I scurried downstairs to the Gift Shop. The lovely lady there had given me some cable ties the night before, in case I couldn't find a padlock at Belize airport.
I bought lots of key rings and fridge magnets and then went back to my room to sort out my awards.
Sharon and I demolished the remaining wine and were the last to arrive at the meeting (oops!!).
Sure enough, we were all sat in a big circle and Ivania went through some of the expectations that we had mentioned at the start of the tour.
Then she asked for any comments. It seemed to be going around the room, so I stood up and said that I was going to be giving out my Brit Awards, as follows:
Best Guide - Ivania (of course)
Best Puppeteer - Kristin (and Mr Koala)
Asking the most questions on the bus - Roy and Liz
Best Cough and Cold - Dawn (thanks, I caught it!)

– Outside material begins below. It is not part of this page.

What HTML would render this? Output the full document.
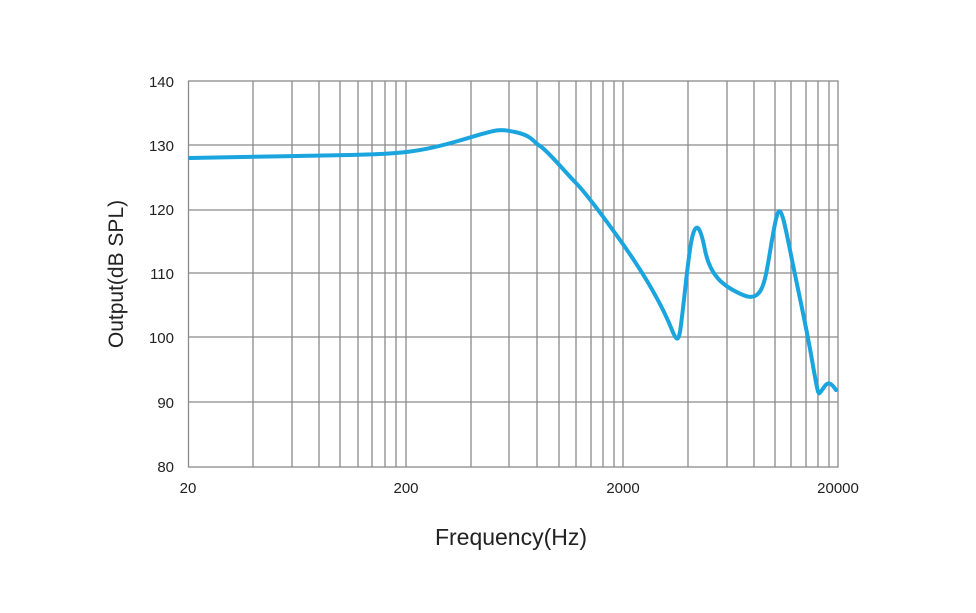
<!DOCTYPE html>
<html><head><style>body{margin:0;background:#fff}svg{display:block}</style></head><body>
<svg width="976" height="613" xmlns="http://www.w3.org/2000/svg" font-family="Liberation Sans, sans-serif">
<g stroke="#8a8a8a" stroke-width="1.3" fill="none">
<rect x="188.5" y="81" width="649.5" height="386"/>
<path d="M253 81V467M292 81V467M319 81V467M340 81V467M358 81V467M372 81V467M385 81V467M396 81V467M406 81V467
M471 81V467M509 81V467M537 81V467M559 81V467M576 81V467M591 81V467M603 81V467M614 81V467M623 81V467
M688 81V467M727 81V467M754 81V467M775 81V467M791 81V467M806 81V467M818 81V467M829 81V467
M188 145H838M188 210H838M188 273H838M188 337H838M188 402H838"/>
</g>
<path d="M190 158 C230 157 300 156 350 155 S420 152 458 141 S497 128 515 132 S532 141 540 146 S565 172 575 182 S600 212 620 240 S660 300 672 330 C676 340 678 342 680 332 C684 305 688 255 692 238 S700 225 705 250 S722 286 743 295 S765 280 772 240 S780 200 790 250 S805 320 812 360 S818 395 822 390 S828 378 836 390"
 fill="none" stroke="#1aa5de" stroke-width="4" stroke-linecap="round"/>
<g font-size="15" fill="#222" text-anchor="end">
<text x="174" y="87">140</text><text x="174" y="151">130</text><text x="174" y="215">120</text>
<text x="174" y="279">110</text><text x="174" y="343">100</text><text x="174" y="408">90</text><text x="174" y="472">80</text>
</g>
<g font-size="15" fill="#222" text-anchor="middle">
<text x="188" y="493">20</text><text x="406" y="493">200</text><text x="623" y="493">2000</text><text x="838" y="493">20000</text>
</g>
<text x="511" y="545" font-size="23" fill="#222" text-anchor="middle">Frequency(Hz)</text>
<text transform="translate(123,274) rotate(-90)" font-size="21" fill="#222" text-anchor="middle">Output(dB SPL)</text>
</svg>
</body></html>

Most photographs taken of themselves - Steve and Lesley
Slowest talker - Louis (what a nice man!)
Best Buddy - Sharon - of course
Quietest people on the bus and top animal lovers - Sharon and Pat
The Flog Your Anniversary To Death award - Diana and Ed
Best Comedy Routine With a Poncho - Mary and Stuart
Everyone seemed quite pleased with their memento of that weird English person and we all went off to dinner.
Oh, yes, I had the most enormous piece of chocolate cake ever for dessert Yum!!
I start my journey home tomorrow with mixed feelings. It will be lovely to see my beloved family again but I will be sad to leave Sharon, who is on the extension to Nicaragua.